Of course not. But it is this German government that has openly acknowledged
the truth, openly repented, and paid extensive reparations. Turkey does none
of this.

This is highly dangerous. As time passes, no direct responsibility will be
attributable to any government for any past genocide. Does this mean that
Germany will gradually be exempt from honesty over its country’s role in the
Holocaust, or exempt from furthering Holocaust education? For Israel and the
national American Jewish Committee to let the current Turkish government off
the hook for the Armenian genocide 90 years ago — which it is obviously not
directly responsible for — is to endanger all future education about all
past genocides. Needless to say, the main point of genocide education is to
prevent it. By the logic of exempting present-day Turkey from the Armenian
genocide, genocide education will gradually halt. This is highly dangerous.

* Rationalization #2: It is said that the Armenian deaths weren’t really a
“genocide,” just a “tragedy.” Not so. Of the reams of evidence to the
contrary — thousands of independently gathered testimonies — here is one
from Hans Morgenthau, the (Jewish) US ambassador to Turkey during the first
part of WW I, in a cable to the State Department:

“Deportations of and excesses against the peaceful Armenians is increasing,
and from harrowing reports of eyewitnesses it appears that a campaign of race
extermination is in progress under a pretext of reprisal against rebellion.”

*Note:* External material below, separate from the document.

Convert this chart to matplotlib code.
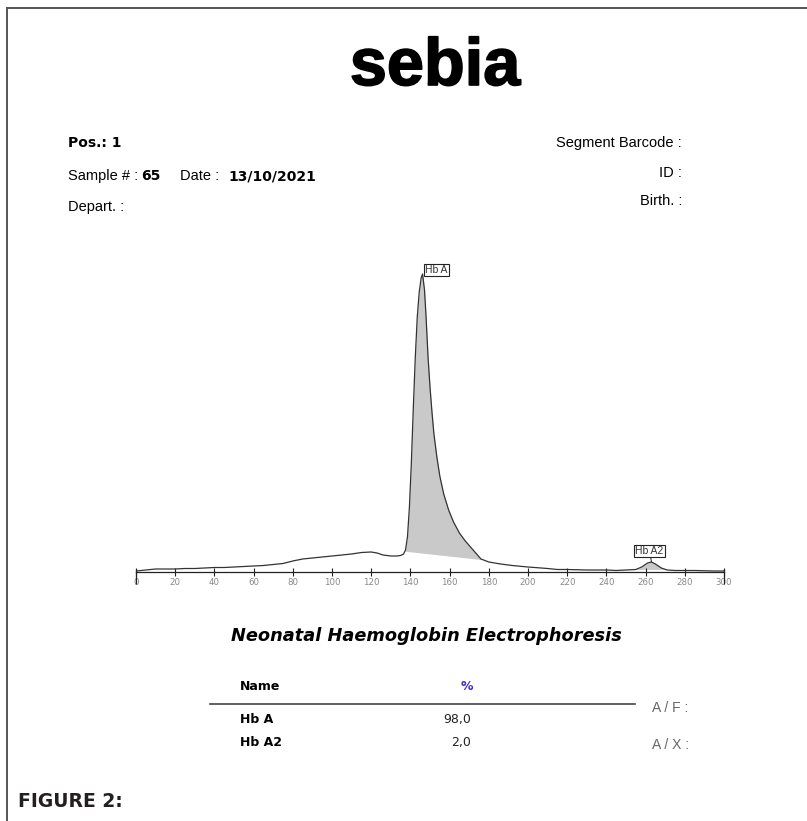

Note the key phrase: race extermination. That’s genocide.

Morgenthau, as quoted in a recent report by Larry Derfner, also wrote:
“Reports from widely scattered districts indicate a systematic attempt to
uproot peaceful Armenian populations and . . . arbitrary efforts, terrible
tortures, wholesale expulsions and deportations from one end of the empire to
the other, accompanied by frequent instances of rape, pillage and murder,
turning into massacre, to bring destruction and destitution on them.”

Note the key adjective: systematic. That’s genocide.

And yet, here we are: Turkey is allowed an honored place at Yad Vashem. And
the national American Jewish Committee won’t call the Armenian genocide by
its name. This is a desecration.

Unlike the national American Jewish Committee, the US Memorial Holocaust
Museum and especially the Museum of Tolerance, affiliated with the Simon
Wiesenthal Center in Los Angeles, tell the truth. The Holocaust Museum in
Washington mentions the Armenian genocide three times. The Museum of
Tolerance does much more.

The truth, the whole truth, includes this: Turkey served as a haven for Jews
after the expulsion from Spain in 1492, and for more than 500 years
afterward. Turkey is a secular state in a Moslem region, an important trading
partner with Israel and an important strategic partner with the US. All true,
deserving of recognition and indeed gratitude — but not deserving of lies.
The Armenian genocide is a fact. If you argue otherwise, you have to argue
against the evidence not only of Hans Morgenthau but of Elie Wiesel, Deborah
Lipstadt, Daniel Goldhagen, Raul Hilberg, Yehuda Bauer and countless other
authorities.

It should not be hard for present day Israel or Turkey to acknowledge the
Armenian genocide, or for Turkey to commit to Armenian-genocide education.
After all, if the present Turkish government was not responsible for this
genocide, why the denial of the past?

Whatever the social-psychological answer might be, it is not Israel’s role to
aid and abet genocide denial. Right now, there is genocide in Darfur.
Directly abetting the indifference over it are those who deny genocide in the
past. If there is anything in community and state relations that must be
above all political considerations, it is genocide. Our humanity — and the
existence of humanity — depends on it.